Print only the lines from the top of the data through the line with "import seaborn as sns", both included, skipping every picture.
======== Data
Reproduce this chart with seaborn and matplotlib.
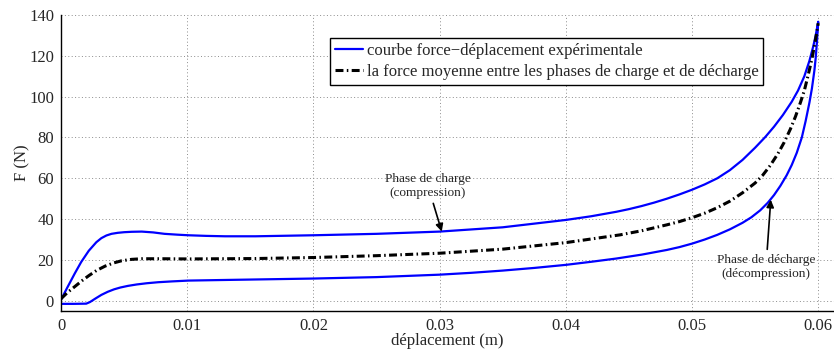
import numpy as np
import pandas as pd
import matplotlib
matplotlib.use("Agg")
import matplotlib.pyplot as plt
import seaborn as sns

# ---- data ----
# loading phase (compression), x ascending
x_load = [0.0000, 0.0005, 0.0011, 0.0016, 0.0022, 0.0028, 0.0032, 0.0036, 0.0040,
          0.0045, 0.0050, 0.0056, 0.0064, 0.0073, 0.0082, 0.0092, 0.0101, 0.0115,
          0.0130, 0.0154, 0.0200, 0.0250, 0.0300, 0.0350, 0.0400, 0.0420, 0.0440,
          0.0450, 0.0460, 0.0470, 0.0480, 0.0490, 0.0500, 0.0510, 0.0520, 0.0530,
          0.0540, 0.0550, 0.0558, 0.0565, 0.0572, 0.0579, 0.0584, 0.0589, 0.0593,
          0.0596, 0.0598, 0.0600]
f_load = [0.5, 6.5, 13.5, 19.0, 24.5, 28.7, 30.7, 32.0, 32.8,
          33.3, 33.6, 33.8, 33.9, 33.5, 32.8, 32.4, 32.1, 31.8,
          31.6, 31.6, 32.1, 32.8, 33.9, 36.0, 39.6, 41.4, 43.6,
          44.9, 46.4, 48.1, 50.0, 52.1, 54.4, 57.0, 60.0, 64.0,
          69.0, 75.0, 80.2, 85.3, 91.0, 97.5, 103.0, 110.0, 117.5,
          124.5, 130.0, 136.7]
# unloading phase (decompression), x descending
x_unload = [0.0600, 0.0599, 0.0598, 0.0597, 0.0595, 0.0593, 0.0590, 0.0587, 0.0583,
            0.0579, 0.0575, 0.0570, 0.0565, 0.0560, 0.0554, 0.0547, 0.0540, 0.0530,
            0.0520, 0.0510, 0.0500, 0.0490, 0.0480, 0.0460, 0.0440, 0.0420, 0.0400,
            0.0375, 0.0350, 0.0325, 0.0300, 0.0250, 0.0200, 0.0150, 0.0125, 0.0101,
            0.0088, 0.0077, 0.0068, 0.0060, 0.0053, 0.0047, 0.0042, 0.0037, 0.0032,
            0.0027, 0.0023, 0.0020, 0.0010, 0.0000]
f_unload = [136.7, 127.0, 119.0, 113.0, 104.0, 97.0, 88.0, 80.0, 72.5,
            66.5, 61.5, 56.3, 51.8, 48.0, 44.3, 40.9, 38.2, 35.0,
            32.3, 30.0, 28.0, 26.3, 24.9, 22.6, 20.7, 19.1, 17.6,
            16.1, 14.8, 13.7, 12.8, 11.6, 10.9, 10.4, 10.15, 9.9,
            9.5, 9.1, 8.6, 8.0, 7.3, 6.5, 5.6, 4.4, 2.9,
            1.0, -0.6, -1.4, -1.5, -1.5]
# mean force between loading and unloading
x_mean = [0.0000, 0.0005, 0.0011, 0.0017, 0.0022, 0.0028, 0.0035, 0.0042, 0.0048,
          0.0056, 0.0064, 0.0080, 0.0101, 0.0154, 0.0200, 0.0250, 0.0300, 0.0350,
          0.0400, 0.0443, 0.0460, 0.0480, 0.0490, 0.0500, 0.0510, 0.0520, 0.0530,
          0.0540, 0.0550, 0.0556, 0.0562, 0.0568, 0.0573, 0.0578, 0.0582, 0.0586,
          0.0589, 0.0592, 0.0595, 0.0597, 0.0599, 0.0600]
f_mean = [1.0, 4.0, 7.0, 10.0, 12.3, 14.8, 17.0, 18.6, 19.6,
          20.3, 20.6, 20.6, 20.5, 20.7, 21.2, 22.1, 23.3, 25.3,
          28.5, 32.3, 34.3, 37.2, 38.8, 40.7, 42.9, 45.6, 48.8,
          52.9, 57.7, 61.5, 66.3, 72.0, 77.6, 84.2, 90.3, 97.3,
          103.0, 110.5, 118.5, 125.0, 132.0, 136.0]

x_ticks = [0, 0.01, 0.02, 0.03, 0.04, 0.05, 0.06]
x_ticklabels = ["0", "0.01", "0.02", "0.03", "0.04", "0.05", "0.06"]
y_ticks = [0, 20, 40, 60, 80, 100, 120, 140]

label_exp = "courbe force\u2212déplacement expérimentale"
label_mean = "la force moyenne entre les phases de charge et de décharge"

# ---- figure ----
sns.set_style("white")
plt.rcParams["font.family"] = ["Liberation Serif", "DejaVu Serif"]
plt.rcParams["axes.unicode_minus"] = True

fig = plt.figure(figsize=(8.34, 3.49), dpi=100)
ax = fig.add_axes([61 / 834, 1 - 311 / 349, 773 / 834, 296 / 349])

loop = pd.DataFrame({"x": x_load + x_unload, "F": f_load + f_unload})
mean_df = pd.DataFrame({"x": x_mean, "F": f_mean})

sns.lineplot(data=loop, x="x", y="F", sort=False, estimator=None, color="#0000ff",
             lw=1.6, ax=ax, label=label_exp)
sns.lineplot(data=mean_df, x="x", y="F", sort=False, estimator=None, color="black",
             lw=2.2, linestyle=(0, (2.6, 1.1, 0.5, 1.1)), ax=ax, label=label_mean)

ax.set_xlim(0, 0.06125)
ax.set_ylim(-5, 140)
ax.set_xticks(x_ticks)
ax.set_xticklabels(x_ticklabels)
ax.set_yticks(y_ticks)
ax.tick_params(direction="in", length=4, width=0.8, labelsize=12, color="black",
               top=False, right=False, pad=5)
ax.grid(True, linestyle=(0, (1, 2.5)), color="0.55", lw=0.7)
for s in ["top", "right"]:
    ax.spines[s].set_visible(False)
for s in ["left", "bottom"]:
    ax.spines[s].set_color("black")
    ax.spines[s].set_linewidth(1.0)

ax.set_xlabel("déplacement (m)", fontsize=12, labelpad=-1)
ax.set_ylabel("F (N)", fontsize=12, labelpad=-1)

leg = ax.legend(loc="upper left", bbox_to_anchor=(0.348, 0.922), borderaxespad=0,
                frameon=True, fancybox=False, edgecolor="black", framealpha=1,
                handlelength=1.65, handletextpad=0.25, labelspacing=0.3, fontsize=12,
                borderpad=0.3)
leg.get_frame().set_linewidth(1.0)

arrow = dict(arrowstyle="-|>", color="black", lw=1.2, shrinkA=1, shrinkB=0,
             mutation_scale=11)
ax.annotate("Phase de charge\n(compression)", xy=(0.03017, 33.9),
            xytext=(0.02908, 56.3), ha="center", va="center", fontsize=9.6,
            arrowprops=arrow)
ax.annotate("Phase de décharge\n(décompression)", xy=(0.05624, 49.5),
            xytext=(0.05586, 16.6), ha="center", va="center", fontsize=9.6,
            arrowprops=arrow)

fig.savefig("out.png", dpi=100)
================
Written solution
Reproduce this chart with seaborn and matplotlib.
import numpy as np
import pandas as pd
import matplotlib
matplotlib.use("Agg")
import matplotlib.pyplot as plt
import seaborn as sns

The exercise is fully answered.